As a result of the Caliper acquisition, the Company concluded in fiscal year 2011 that certain foreign operations did not require the same level of capital as previously expected, and therefore the Company planned to repatriate approximately $350.0 million of previously unremitted earnings and has provided for the estimated taxes on the repatriation of those earnings. As a result of the planned repatriation, the Company recorded an increase to the Company’s tax provision of $79.7 million in continuing operations in fiscal year 2011. The Company utilized tax attributes, primarily those acquired in the Caliper acquisition, to minimize the cash taxes paid on the repatriation. As of December 29, 2013, the Company had completed the repatriation of the $350.0 million of foreign earnings.
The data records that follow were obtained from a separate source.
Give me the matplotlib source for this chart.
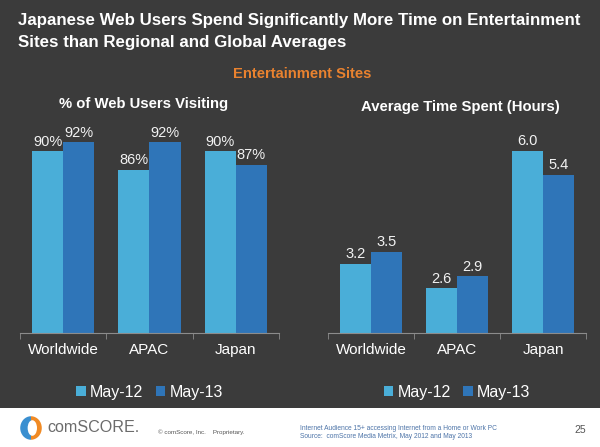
import matplotlib
matplotlib.use("Agg")
from matplotlib import pyplot as plt
from matplotlib.patches import Rectangle, Wedge, Ellipse
import numpy as np

regions = ["Worldwide", "APAC", "Japan"]
series = ["May-12", "May-13"]
pct_may12 = [90, 86, 90]
pct_may13 = [92, 92, 87]
hours_may12 = [3.2, 2.6, 6.0]
hours_may13 = [3.5, 2.9, 5.4]

c12 = "#4aaed8"
c13 = "#2f75b8"
bg = "#3b3b3b"

plt.rcParams['font.family'] = ['Liberation Sans', 'DejaVu Sans']

W, H = 600, 447
fig = plt.figure(figsize=(6, 4.47), dpi=100, facecolor=bg)


def fx(px):
    return px / W


def fy(py):
    return 1 - py / H


# footer band
fig.patches.append(Rectangle((0, 0), 1, fy(408), transform=fig.transFigure,
                             facecolor="white", edgecolor="none", zorder=-1))

fig.text(fx(18), fy(21), "Japanese Web Users Spend Significantly More Time on Entertainment",
         color="white", fontsize=12.2, fontweight="bold", va="center", ha="left")
fig.text(fx(18), fy(43), "Sites than Regional and Global Averages",
         color="white", fontsize=12.2, fontweight="bold", va="center", ha="left")
fig.text(fx(302), fy(74), "Entertainment Sites", color="#e9822f", fontsize=10.6,
         fontweight="bold", ha="center", va="center")
fig.text(fx(144), fy(104), "% of Web Users Visiting", color="white", fontsize=10.7,
         fontweight="bold", ha="center", va="center")
fig.text(fx(460), fy(107), "Average Time Spent (Hours)", color="white", fontsize=10.7,
         fontweight="bold", ha="center", va="center")


def draw(rect, v12, v13, ylo, yhi, fmt):
    ax = fig.add_axes(rect)
    ax.set_facecolor("none")
    x = np.arange(len(regions))
    w = 0.36
    b1 = ax.bar(x - w / 2, [v - ylo for v in v12], w, bottom=ylo, color=c12, label=series[0])
    b2 = ax.bar(x + w / 2, [v - ylo for v in v13], w, bottom=ylo, color=c13, label=series[1])
    for bars, vals in ((b1, v12), (b2, v13)):
        for r, v in zip(bars, vals):
            ax.annotate(fmt.format(v), (r.get_x() + r.get_width() / 2, v),
                        xytext=(0, 2), textcoords="offset points", ha="center", va="bottom",
                        color="#f2f2f2", fontsize=10.5)
    ax.set_xlim(-0.5, 2.5)
    ax.set_ylim(ylo, yhi)
    for s in ["top", "right", "left"]:
        ax.spines[s].set_visible(False)
    ax.spines["bottom"].set_color("#8c8c8c")
    ax.set_yticks([])
    ax.set_xticks(x)
    ax.set_xticklabels(regions, color="white", fontsize=11)
    ax.tick_params(axis="x", which="major", length=0, pad=7)
    ax.set_xticks([-0.5, 0.5, 1.5, 2.5], minor=True)
    ax.tick_params(axis="x", which="minor", length=4, color="#8c8c8c")
    leg = ax.legend(loc="center", bbox_to_anchor=(0.5, -0.26), ncol=2, frameon=False,
                    handlelength=0.6, handleheight=0.6, handletextpad=0.25,
                    columnspacing=0.8, fontsize=11.5)
    for t in leg.get_texts():
        t.set_color("white")
    return ax


bottom = fy(333)
hgt = 227 / H
draw([fx(20), bottom, fx(259), hgt], pct_may12, pct_may13, 50, 100, "{:.0f}%")
draw([fx(328), bottom, fx(258), hgt], hours_may12, hours_may13, 1.5, 1.5 + 227 / 40.5, "{:.1f}")

# footer: logo
lax = fig.add_axes([fx(20), fy(440), fx(22), 24 / H])
lax.set_xlim(-1, 1)
lax.set_ylim(-1, 1)
lax.axis("off")
lax.add_patch(Wedge((0, 0), 0.98, 90, 270, facecolor="#3a8fd0", edgecolor="none"))
lax.add_patch(Wedge((0, 0), 0.98, -90, 90, facecolor="#f08a24", edgecolor="none"))
lax.add_patch(Ellipse((0.12, 0), 0.85, 1.3, facecolor="white", edgecolor="none"))
fig.text(fx(47), fy(428), "comSCORE.", color="#6b6b6b", fontsize=11.6, ha="left", va="center")
fig.text(fx(158), fy(432), "\u00a9 comScore, Inc.    Proprietary.", color="#555555",
         fontsize=4.5, ha="left", va="center")
fig.text(fx(300), fy(429), "Internet Audience 15+ accessing Internet from a Home or Work PC",
         color="#4d74a8", fontsize=4.8, ha="left", va="center")
fig.text(fx(300), fy(437), "Source:  comScore Media Metrix, May 2012 and May 2013",
         color="#4d74a8", fontsize=4.8, ha="left", va="center")
fig.text(fx(580), fy(430), "25", color="#555555", fontsize=7.5, ha="center", va="center")

fig.savefig("out.png", dpi=100, facecolor=bg)
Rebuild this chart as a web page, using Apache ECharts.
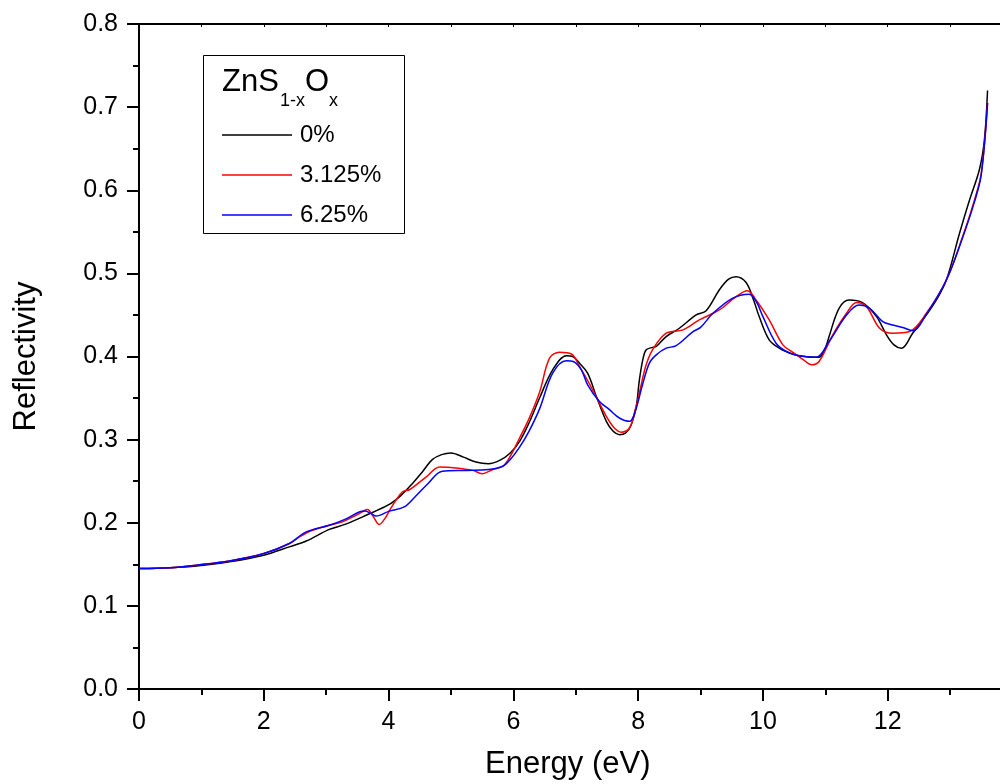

Taxes have not been provided on unremitted earnings of international subsidiaries that the Company considers indefinitely reinvested because the Company plans to keep these amounts indefinitely reinvested overseas except for instances where the Company can remit such earnings to the U.S. without an associated net tax cost. The Company’s indefinite reinvestment determination is based on the future operational and capital requirements. As of December 29, 2013, the amount of foreign earnings that the Company has the intent and ability to keep invested outside the U.S. indefinitely and for which no U.S. tax cost has been provided was approximately $607.0 million. It is not practical to calculate the unrecognized deferred tax liability on those earnings.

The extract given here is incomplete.